* _Exercise task_
Exact reproduction of the data is required, with images excluded.
───── Supplied material
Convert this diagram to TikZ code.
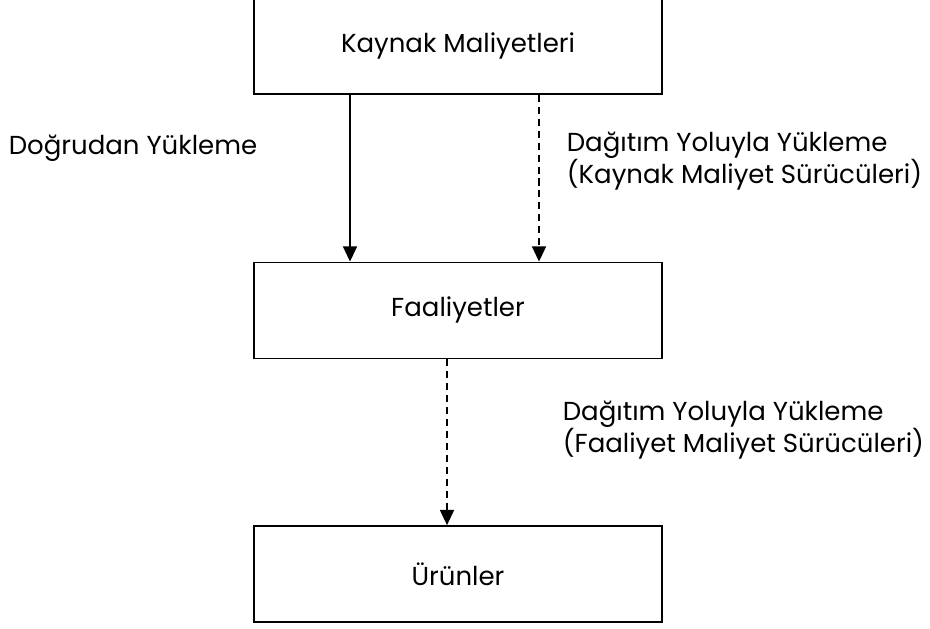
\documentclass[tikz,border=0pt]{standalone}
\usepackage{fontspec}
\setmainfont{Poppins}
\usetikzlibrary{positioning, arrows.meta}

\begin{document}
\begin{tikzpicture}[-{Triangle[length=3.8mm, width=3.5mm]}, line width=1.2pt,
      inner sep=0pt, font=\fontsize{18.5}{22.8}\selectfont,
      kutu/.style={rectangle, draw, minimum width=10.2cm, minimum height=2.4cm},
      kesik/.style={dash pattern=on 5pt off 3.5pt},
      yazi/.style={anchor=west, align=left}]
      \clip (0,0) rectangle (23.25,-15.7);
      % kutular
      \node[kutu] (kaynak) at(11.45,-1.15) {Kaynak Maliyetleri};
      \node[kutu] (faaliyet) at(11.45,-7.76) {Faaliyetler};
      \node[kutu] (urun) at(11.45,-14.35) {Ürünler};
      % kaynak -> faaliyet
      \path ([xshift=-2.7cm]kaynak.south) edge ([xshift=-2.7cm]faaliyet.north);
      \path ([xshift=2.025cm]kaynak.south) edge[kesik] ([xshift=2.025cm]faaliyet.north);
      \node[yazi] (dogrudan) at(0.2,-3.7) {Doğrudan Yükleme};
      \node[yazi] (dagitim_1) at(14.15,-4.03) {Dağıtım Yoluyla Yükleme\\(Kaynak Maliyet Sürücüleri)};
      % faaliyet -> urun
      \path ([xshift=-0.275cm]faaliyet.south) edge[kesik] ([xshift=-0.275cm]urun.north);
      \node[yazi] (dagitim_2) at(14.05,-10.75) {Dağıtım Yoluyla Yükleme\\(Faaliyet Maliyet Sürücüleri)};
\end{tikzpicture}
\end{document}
──────────
* _Completed exercise_
Convert this diagram to TikZ code.
\documentclass[tikz,border=0pt]{standalone}
\usepackage{fontspec}
\setmainfont{Poppins}
\usetikzlibrary{positioning, arrows.meta}

\begin{document}
\begin{tikzpicture}[-{Triangle[length=3.8mm, width=3.5mm]}, line width=1.2pt,
      inner sep=0pt, font=\fontsize{18.5}{22.8}\selectfont,
      kutu/.style={rectangle, draw, minimum width=10.2cm, minimum height=2.4cm},
      kesik/.style={dash pattern=on 5pt off 3.5pt},
      yazi/.style={anchor=west, align=left}]
      \clip (0,0) rectangle (23.25,-15.7);
      % kutular
      \node[kutu] (kaynak) at(11.45,-1.15) {Kaynak Maliyetleri};
      \node[kutu] (faaliyet) at(11.45,-7.76) {Faaliyetler};
      \node[kutu] (urun) at(11.45,-14.35) {Ürünler};
      % kaynak -> faaliyet
      \path ([xshift=-2.7cm]kaynak.south) edge ([xshift=-2.7cm]faaliyet.north);
      \path ([xshift=2.025cm]kaynak.south) edge[kesik] ([xshift=2.025cm]faaliyet.north);
      \node[yazi] (dogrudan) at(0.2,-3.7) {Doğrudan Yükleme};
      \node[yazi] (dagitim_1) at(14.15,-4.03) {Dağıtım Yoluyla Yükleme\\(Kaynak Maliyet Sürücüleri)};
      % faaliyet -> urun
      \path ([xshift=-0.275cm]faaliyet.south) edge[kesik] ([xshift=-0.275cm]urun.north);
      \node[yazi] (dagitim_2) at(14.05,-10.75) {Dağıtım Yoluyla Yükleme\\(Faaliyet Maliyet Sürücüleri)};
\end{tikzpicture}
\end{document}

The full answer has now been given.